• What this task involves
Retype all of the listing exactly, passing over any picture you find.

• Data section

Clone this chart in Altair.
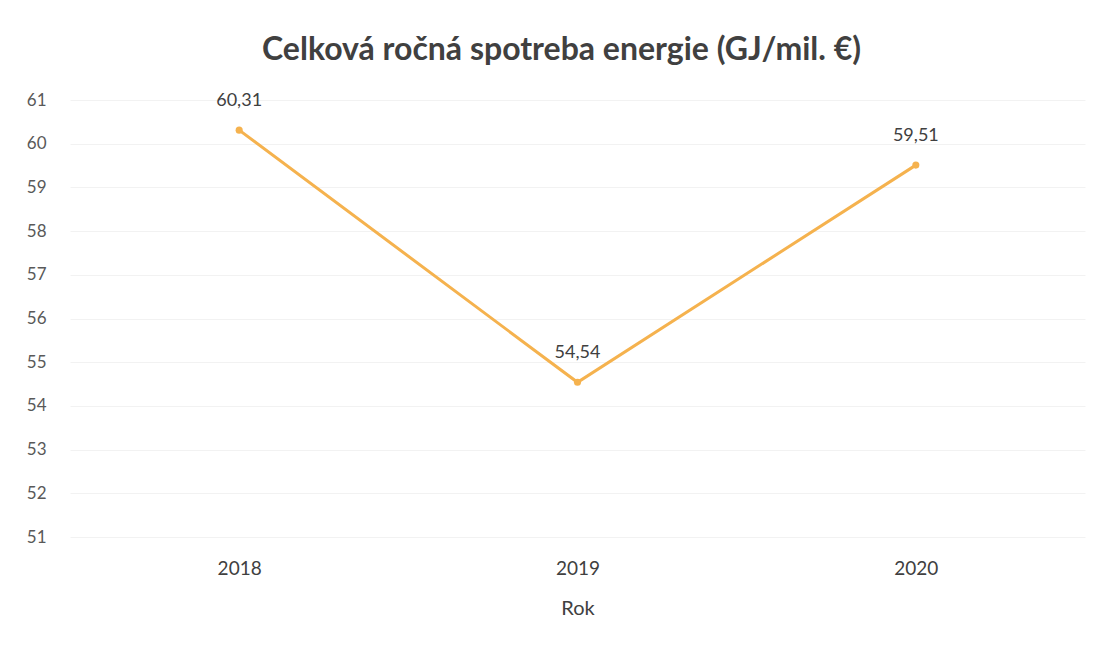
import altair as alt
import pandas as pd

years = ["2018", "2019", "2020"]
values = [60.31, 54.54, 59.51]
labels = ["60,31", "54,54", "59,51"]

df = pd.DataFrame({"Rok": years, "v": values, "lab": labels})

FONT = "Lato"
COLOR = "#F5B24E"

base = alt.Chart(df).encode(
    x=alt.X("Rok:N", sort=years,
            scale=alt.Scale(paddingInner=1, paddingOuter=0.5),
            axis=alt.Axis(title="Rok", labelAngle=0, domain=False, ticks=False,
                          labelFontSize=19, labelColor="#404040", labelPadding=22,
                          titleFontSize=20, titleColor="#404040", titleFontWeight="normal",
                          titlePadding=20, grid=False, labelFont=FONT, titleFont=FONT)),
    y=alt.Y("v:Q", scale=alt.Scale(domain=[51, 61], nice=False, zero=False),
            axis=alt.Axis(title=None, values=list(range(51, 62)), domain=False, ticks=False,
                          labelFontSize=17, labelColor="#595959", labelPadding=24,
                          gridColor="#F2F2F2", gridWidth=1, labelFont=FONT)),
)

line = base.mark_line(color=COLOR, strokeWidth=3)
pts = base.mark_circle(color=COLOR, size=50, opacity=1)
txt = base.mark_text(dy=-29, fontSize=18, color="#404040", font=FONT).encode(text="lab:N")

chart = (line + pts + txt).properties(
    width=1015, height=437,
    title=alt.TitleParams("Celková ročná spotreba energie (GJ/mil. €)", fontSize=32,
                          font=FONT, fontWeight="bold", color="#404040",
                          anchor="middle", offset=24, dx=-16),
    autosize=alt.AutoSizeParams(type="none"),
    padding={"left": 62, "top": 92, "right": 3, "bottom": 100},
).configure(background="white").configure_view(stroke=None)

chart.save("out.html", embed_options={"renderer": "svg", "actions": False})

• Task solution
Clone this chart in Altair.
import altair as alt
import pandas as pd

years = ["2018", "2019", "2020"]
values = [60.31, 54.54, 59.51]
labels = ["60,31", "54,54", "59,51"]

df = pd.DataFrame({"Rok": years, "v": values, "lab": labels})

FONT = "Lato"
COLOR = "#F5B24E"

base = alt.Chart(df).encode(
    x=alt.X("Rok:N", sort=years,
            scale=alt.Scale(paddingInner=1, paddingOuter=0.5),
            axis=alt.Axis(title="Rok", labelAngle=0, domain=False, ticks=False,
                          labelFontSize=19, labelColor="#404040", labelPadding=22,
                          titleFontSize=20, titleColor="#404040", titleFontWeight="normal",
                          titlePadding=20, grid=False, labelFont=FONT, titleFont=FONT)),
    y=alt.Y("v:Q", scale=alt.Scale(domain=[51, 61], nice=False, zero=False),
            axis=alt.Axis(title=None, values=list(range(51, 62)), domain=False, ticks=False,
                          labelFontSize=17, labelColor="#595959", labelPadding=24,
                          gridColor="#F2F2F2", gridWidth=1, labelFont=FONT)),
)

line = base.mark_line(color=COLOR, strokeWidth=3)
pts = base.mark_circle(color=COLOR, size=50, opacity=1)
txt = base.mark_text(dy=-29, fontSize=18, color="#404040", font=FONT).encode(text="lab:N")

chart = (line + pts + txt).properties(
    width=1015, height=437,
    title=alt.TitleParams("Celková ročná spotreba energie (GJ/mil. €)", fontSize=32,
                          font=FONT, fontWeight="bold", color="#404040",
                          anchor="middle", offset=24, dx=-16),
    autosize=alt.AutoSizeParams(type="none"),
    padding={"left": 62, "top": 92, "right": 3, "bottom": 100},
).configure(background="white").configure_view(stroke=None)

chart.save("out.html", embed_options={"renderer": "svg", "actions": False})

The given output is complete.